À cette fin a été créé un dispositif, conforté et consolidé dans le présent article 16 bis, qui oblige les entreprises sur le marché des produits assujettis à la TICPE – la taxe intérieure de consommation sur les produits énergétiques–, qui remplace la TIPP – la taxe intérieure sur les produits pétroliers –, à importer ces produits dans notre pays sous pavillon français dans une certaine proportion – au demeurant très modeste, de l’ordre de 5 %.
Cette disposition historique est-elle toujours actuelle ? Oui, car elle avait pour objet de donner à l’État, en situation de crise, la possibilité de mobiliser des pétroliers battant pavillon français pour accomplir des missions de service public.
Quelle est la difficulté à laquelle l’article 16 bis expose les professionnels ? Pour simplifier, il existe deux principaux types de produits pétroliers : les produits bruts, qui sont transportés dans des pétroliers lourds d’au moins 50 000 tonnes, et les produits raffinés, qui sont transportés dans des pétroliers beaucoup plus petits, allant de 5 000 à 20 000 tonnes. Aujourd'hui, les pétroliers français de plus de 50 000 tonnes se comptent sur les doigts d’une main, tandis qu’il reste encore une vingtaine ou une trentaine de petits pétroliers, qui font pour l’essentiel du transport de raffinerie à raffinerie.
En réalité, ces petits pétroliers ne sont pas couverts pas l’obligation de devoir national. En effet, les producteurs qui mettent du produit sur le marché privilégient naturellement les très gros pétroliers – rendu à la tonne, leur l’affrètement est évidemment bien meilleur marché – en lieu et place des petits pétroliers, même s'ils ont aussi recours à leurs services.
Cette situation entraîne un effet pervers : en cas de mobilisation de moyens, le Gouvernement disposerait de grands pétroliers, et non de petits. Or un certain nombre de ports susceptibles de présenter un intérêt stratégique dans une situation de crise, de conflit ou de catastrophe ne sont accessibles qu’à ces derniers.
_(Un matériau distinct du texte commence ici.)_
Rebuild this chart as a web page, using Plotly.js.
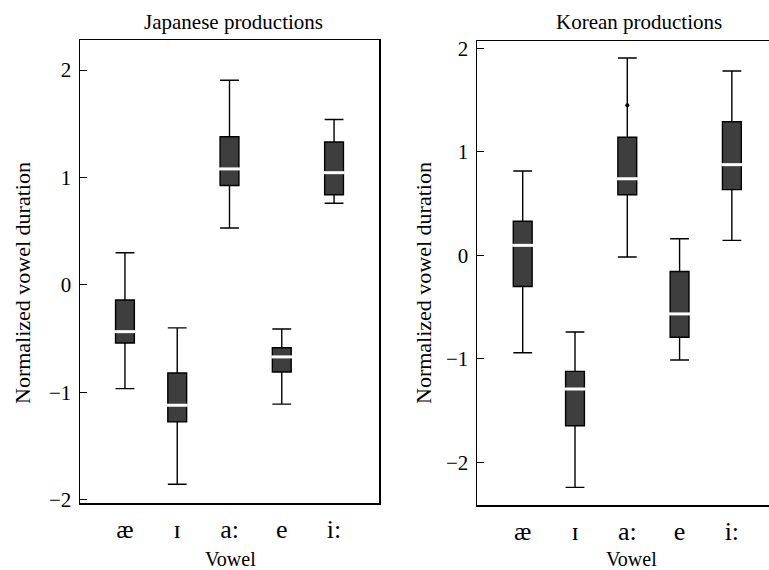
<!DOCTYPE html>
<html>
<head>
<meta charset="utf-8">
<script src="https://cdn.plot.ly/plotly-3.0.1.min.js"></script>
<style>html,body{margin:0;padding:0;background:#fff;}#chart{width:769px;height:570px;}</style>
</head>
<body>
<div id="chart"></div>
<script>
// Categories (vowels)
const vowels = ['æ', 'ɪ', 'a:', 'e', 'i:'];

// Japanese productions
const jpLowerFence = [-0.965, -1.855, 0.53, -1.11, 0.76];
const jpQ1         = [-0.54, -1.275, 0.925, -0.81, 0.84];
const jpMedian     = [-0.435, -1.12, 1.08, -0.67, 1.045];
const jpQ3         = [-0.14, -0.82, 1.38, -0.585, 1.33];
const jpUpperFence = [0.30, -0.40, 1.905, -0.41, 1.54];

// Korean productions
const krLowerFence = [-0.94, -2.24, -0.016, -1.01, 0.145];
const krQ1         = [-0.30, -1.645, 0.585, -0.79, 0.635];
const krMedian     = [0.097, -1.29, 0.74, -0.565, 0.876];
const krQ3         = [0.33, -1.12, 1.14, -0.155, 1.29];
const krUpperFence = [0.815, -0.74, 1.906, 0.16, 1.78];
const krOutlierX   = ['a:'];
const krOutlierY   = [1.45];

// Tick values
const yTickVals = [-2, -1, 0, 1, 2];

const serif = 'Liberation Serif, Times New Roman, serif';
const boxFill = '#3e3e3e';

function boxTrace(lf, q1, med, q3, uf, xa, ya) {
  return {
    type: 'box', x: vowels, q1: q1, median: med, q3: q3,
    lowerfence: lf, upperfence: uf,
    xaxis: xa, yaxis: ya,
    fillcolor: boxFill,
    line: {color: '#000', width: 1.4},
    whiskerwidth: 1, width: 0.36, boxpoints: false,
    hoverinfo: 'skip', showlegend: false
  };
}
function medianTrace(med, xa, ya) {
  return {
    type: 'scatter', mode: 'markers', x: vowels, y: med,
    xaxis: xa, yaxis: ya,
    marker: {symbol: 'line-ew', size: 15, line: {color: '#fff', width: 3}},
    hoverinfo: 'skip', showlegend: false
  };
}

const data = [
  boxTrace(jpLowerFence, jpQ1, jpMedian, jpQ3, jpUpperFence, 'x', 'y'),
  medianTrace(jpMedian, 'x', 'y'),
  boxTrace(krLowerFence, krQ1, krMedian, krQ3, krUpperFence, 'x2', 'y2'),
  medianTrace(krMedian, 'x2', 'y2'),
  {type: 'scatter', mode: 'markers', x: krOutlierX, y: krOutlierY,
   xaxis: 'x2', yaxis: 'y2', marker: {color: '#000', size: 4},
   hoverinfo: 'skip', showlegend: false}
];

const xBase = {
  type: 'category', categoryorder: 'array', categoryarray: vowels,
  showline: true, linecolor: '#000', linewidth: 1.5, mirror: true,
  showgrid: false, zeroline: false, ticks: '',
  tickfont: {family: serif, size: 26, color: '#000'},
  ticklabelstandoff: 2
};
const yBase = {
  showline: true, linecolor: '#000', linewidth: 1.5,
  showgrid: false, zeroline: false,
  ticks: 'inside', ticklen: 7, tickwidth: 1, tickcolor: '#000',
  tickvals: yTickVals,
  tickfont: {family: serif, size: 21, color: '#000'},
  ticklabelstandoff: 3
};

const layout = {
  width: 769, height: 570,
  margin: {l: 0, r: 0, t: 0, b: 0},
  paper_bgcolor: '#fff', plot_bgcolor: '#fff',
  showlegend: false,
  xaxis: Object.assign({}, xBase, {domain: [80/769, 379/769], range: [-0.86, 4.86], anchor: 'y'}),
  yaxis: Object.assign({}, yBase, {domain: [1-503/570, 1-40/570], range: [-2.03, 2.28], mirror: true, anchor: 'x'}),
  xaxis2: Object.assign({}, xBase, {domain: [477/769, 1], range: [-0.874, 4.71], anchor: 'y2'}),
  yaxis2: Object.assign({}, yBase, {domain: [1-505/570, 1-41/570], range: [-2.41, 2.07], mirror: false, anchor: 'x2'}),
  annotations: [
    {text: 'Japanese productions', xref: 'paper', yref: 'paper', x: 233/769, y: 1-22/570,
     showarrow: false, xanchor: 'center', yanchor: 'middle', font: {family: serif, size: 21, color: '#000'}},
    {text: 'Korean productions', xref: 'paper', yref: 'paper', x: 639/769, y: 1-22/570,
     showarrow: false, xanchor: 'center', yanchor: 'middle', font: {family: serif, size: 21, color: '#000'}},
    {text: 'Vowel', xref: 'paper', yref: 'paper', x: 230/769, y: 1-559/570,
     showarrow: false, xanchor: 'center', yanchor: 'middle', font: {family: serif, size: 20, color: '#000'}},
    {text: 'Vowel', xref: 'paper', yref: 'paper', x: 631/769, y: 1-559/570,
     showarrow: false, xanchor: 'center', yanchor: 'middle', font: {family: serif, size: 20, color: '#000'}},
    {text: 'Normalized vowel duration', xref: 'paper', yref: 'paper', x: 22/769, y: 1-283/570,
     showarrow: false, xanchor: 'center', yanchor: 'middle', textangle: -90, font: {family: serif, size: 22, color: '#000'}},
    {text: 'Normalized vowel duration', xref: 'paper', yref: 'paper', x: 423/769, y: 1-283/570,
     showarrow: false, xanchor: 'center', yanchor: 'middle', textangle: -90, font: {family: serif, size: 22, color: '#000'}}
  ]
};

Plotly.newPlot('chart', data, layout, {staticPlot: true, displayModeBar: false});
</script>
</body>
</html>
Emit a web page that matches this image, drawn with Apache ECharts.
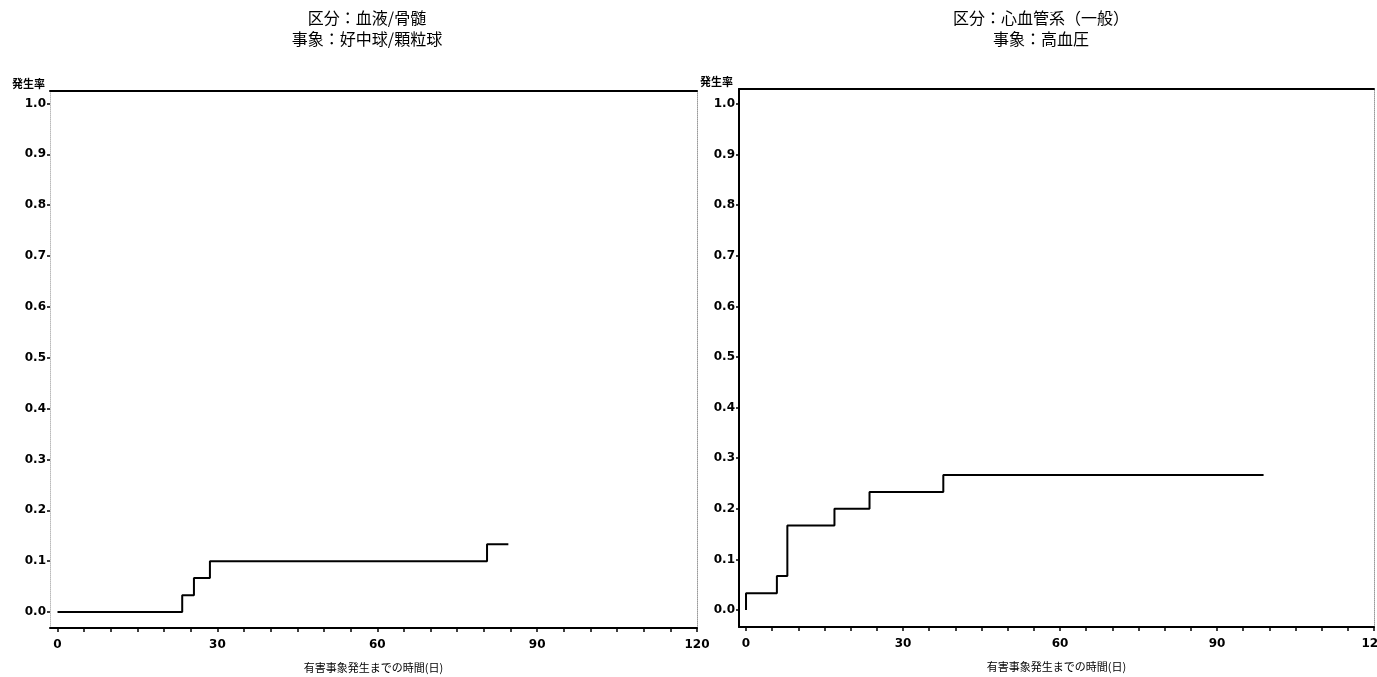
<!DOCTYPE html>
<html><head><meta charset="utf-8">
<script src="https://cdn.jsdelivr.net/npm/echarts@6/dist/echarts.min.js"></script>
<style>html,body{margin:0;padding:0;background:#fff}#c{width:1377px;height:677px}</style>
</head><body><div id="c"></div>
<script>
// Panel titles
const leftTitle = '区分：血液/骨髄\n事象：好中球/顆粒球';
const rightTitle = '区分：心血管系（一般）\n事象：高血圧';
const yName = '発生率';
const xName = '有害事象発生までの時間(日)';
// Tick values
const yTickValues = [0, 0.1, 0.2, 0.3, 0.4, 0.5, 0.6, 0.7, 0.8, 0.9, 1.0];
const xLabelValues = [0, 30, 60, 90, 120];
const xMinorTicks = [0,5,10,15,20,25,30,35,40,45,50,55,60,65,70,75,80,85,90,95,100,105,110,115,120];
// Left panel: cumulative incidence (step at event days)
const leftDays  = [0, 23.4, 25.6, 28.6, 80.6, 84.6];
const leftRates = [0, 0.033, 0.067, 0.100, 0.133, 0.133];
// Right panel
const rightDays  = [0, 0, 5.9, 7.9, 16.9, 23.6, 37.7, 98.9];
const rightRates = [0, 0.033, 0.067, 0.167, 0.200, 0.233, 0.267, 0.267];

const pair = (xs, ys) => xs.map((x, i) => [x, ys[i]]);
const font = 'DejaVu Sans';
const cjk = 'Noto Sans CJK JP';

function bottomX(grid, min, max) {
  return {
    type: 'value', gridIndex: grid, min: min, max: max, position: 'bottom',
    axisLine: { show: true, onZero: false, lineStyle: { color: '#000', width: 2 } },
    axisTick: { show: true, customValues: xMinorTicks, length: 4, lineStyle: { color: '#000', width: 1.5 } },
    axisLabel: { customValues: xLabelValues, color: '#000', fontFamily: font, fontWeight: 'bold', fontSize: 12, margin: 11 },
    splitLine: { show: false },
    name: xName, nameLocation: 'middle', nameGap: 34,
    nameTextStyle: { color: '#000', fontFamily: cjk, fontSize: 11 }
  };
}
function topX(grid, min, max) {
  return {
    type: 'value', gridIndex: grid, min: min, max: max, position: 'top',
    axisLine: { show: true, onZero: false, lineStyle: { color: '#000', width: 2 } },
    axisTick: { show: false }, axisLabel: { show: false }, splitLine: { show: false }
  };
}
function leftY(grid, min, max, lineStyle, namePad) {
  return {
    type: 'value', gridIndex: grid, min: min, max: max, position: 'left',
    axisLine: { show: true, onZero: false, lineStyle: lineStyle },
    axisTick: { show: true, customValues: yTickValues, length: 3, lineStyle: { color: '#000', width: 1.5 } },
    axisLabel: { customValues: yTickValues, formatter: v => v.toFixed(1), color: '#000', fontFamily: font, fontWeight: 'bold', fontSize: 12, margin: 4 },
    splitLine: { show: false },
    name: yName, nameLocation: 'end', nameGap: 2,
    nameTextStyle: { color: '#000', fontFamily: cjk, fontWeight: 'bold', fontSize: 11, align: 'right', padding: [0, namePad, 0, 0] }
  };
}
function rightY(grid, min, max) {
  return {
    type: 'value', gridIndex: grid, min: min, max: max, position: 'right',
    axisLine: { show: true, onZero: false, lineStyle: { color: '#999', width: 1, type: 'dotted' } },
    axisTick: { show: false }, axisLabel: { show: false }, splitLine: { show: false }
  };
}

const chart = echarts.init(document.getElementById('c'), null, { renderer: 'canvas' });
chart.setOption({
  backgroundColor: '#fff',
  animation: false,
  title: [
    { text: leftTitle, left: 362, top: 2, textAlign: 'center',
      textStyle: { fontFamily: cjk, fontSize: 16, fontWeight: 'normal', color: '#000', lineHeight: 21 } },
    { text: rightTitle, left: 1036, top: 2, textAlign: 'center',
      textStyle: { fontFamily: cjk, fontSize: 16, fontWeight: 'normal', color: '#000', lineHeight: 21 } }
  ],
  grid: [
    { left: 50, right: 680, top: 91, bottom: 49, outerBoundsMode: 'none', containLabel: false },
    { left: 739, right: 3, top: 89, bottom: 50, outerBoundsMode: 'none', containLabel: false }
  ],
  xAxis: [
    bottomX(0, -1.41, 120), topX(0, -1.41, 120),
    bottomX(1, -1.34, 120), topX(1, -1.34, 120)
  ],
  yAxis: [
    leftY(0, -0.0315, 1.0246, { color: '#bbb', width: 1, type: 'dotted' }, 5),
    rightY(0, -0.0315, 1.0246),
    leftY(1, -0.0336, 1.0296, { color: '#000', width: 2 }, 6),
    rightY(1, -0.0336, 1.0296)
  ],
  series: [
    { type: 'line', step: 'end', xAxisIndex: 0, yAxisIndex: 0, data: pair(leftDays, leftRates),
      showSymbol: false, symbol: 'none', lineStyle: { color: '#000', width: 2 } },
    { type: 'line', step: 'end', xAxisIndex: 2, yAxisIndex: 2, data: pair(rightDays, rightRates),
      showSymbol: false, symbol: 'none', lineStyle: { color: '#000', width: 2 } }
  ]
});
</script></body></html>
À cette heure tardive, ma longue prise de parole sur l’article 16 bis a simplement pour objet, madame la ministre, de vous inciter à faire réfléchir vos collaborateurs, en lien avec la profession, sur l’application effective de cet article pour que tous les pétroliers français, petits et grands, puissent bénéficier de cette sécurité d’utilisation liée au pavillon français tout en offrant, en contrepartie, une disponibilité en situation de crise si le Gouvernement était obligé de faire appel à eux. Vous auriez alors la certitude de pouvoir disposer des grands comme des petits pétroliers, qui peuvent également être utiles.